Using historical data, the strategies would have worked well, but Bernstein cautions that beginning investors are more risk averse - they have less experience and less wealth (greater wealth increases risk tolerance, Bernstein claims) - and are unlikely to stomach his prescription.

Bernstein also spends some time on the math involved, and unfortunately, even with a long time horizon the strategy he recommends is not foolproof. "Risks experienced in multiple time periods over a long time horizon multiply, not cancel out." “The probability of semi-bad outcomes decreases over time, but the probability of very bad outcomes increases.”

For those who are truly risk averse, Bernstein notes that it is likely impractical for them to save using purely risk-free assets. "If you want 30 years of retirement, and you want to do it with ... Treasuries ... you'll need to save half of your salary during the three decades you are working." Yikes - an even worse outcome than the uncertainty and volatility inherent in the leveraged equity prescription.

Further, most return scenarios work best starting with a lump sum rather than an ongoing series of periodic investments (in particular when there’s a high equity risk premium). Alas, large lump sums are, inheritances aside, beyond the reach of most young investors. As Churchill is reported to have said, “saving is a very fine thing, especially when your parents have done it for you,” but even then the inheritance often comes in middle age.

Bernstein tackles retirement next, leaving the middle years to last. Those preparing for retirement should first look to hedge as much risk cash flow as possible (liability matching) beyond any defined benefit pension plans they may already have, using annuities and TIPS, and by deferring social security (an incredible deal, Bernstein says).

As for the balance of retirees’ investments, in volatile markets the need for regular withdrawals poses a challenge opposite to the ‘dollar-cost-averaging’ opportunity presented to young investors.
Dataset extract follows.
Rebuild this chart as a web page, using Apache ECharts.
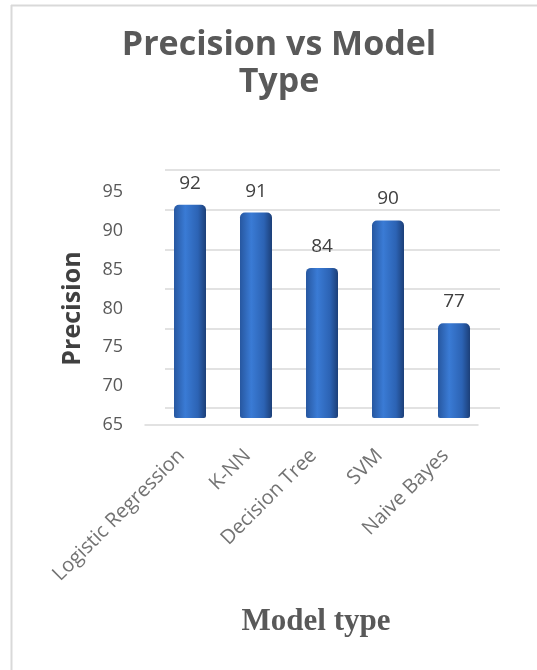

Bernstein warns "If you've counted on your stock holdings to see you through retirement, you're likely to be seriously disappointed." Even balanced investors need to take note. “The theoretical retiree who began to draw down on his or her nest egg at a real rate of 7% on January 1, 1966 ran out of money in about 13 years, no matter what his or her stock/bond mix was." Yikes again.

The middle years are harder to pin down, and Bernstein wisely leaves advice to this group to the end. So much depends on the results of the earlier years (excess or deficiency of savings) and one’s target retirement age and life expectancy - in essence a residual of the younger and older plans.

Bernstein draws on the good work of other authors, and cites frequently from CFA Institute’s Financial Analyst Journal. His retirement scenarios are illustrative and draw together well much of the work presented earlier in the book.

Despite the book’s many strengths, Bernstein unfortunately ignores the impact of taxes on different asset classes and the significant impact this will inevitably have on compound growth or spending. As well, he is selective with his input numbers in order to underscore points. In one example he shows the impact of three different real yields on the depletion rate of a portfolio. In another, he cites the impact of a 3% inflation rate. Why three variables in the first example and one in the next, emphasizing variability in the first case but certainty in the second.

Ages of the Investor is thought provoking, and a reminder of how capricious are many of our modern retirement assumptions. The sobering reality is that many, many people will not save even close to what they need to retire in the manner they've become accustomed to. And like our early years’ risk aversion, Bernstein notes that in our accumulation years we succumb to hedonistic needs - a desire to ‘keep up with the joneses’ - which makes it even more difficult to forgo current spending and save enough for retirement. With the vagaries of future inflation and market returns, striking an optimal portfolio mix is a challenge for even the most thoughtful investors. Bernstein’s book, at least, will help set readers on the best possible path.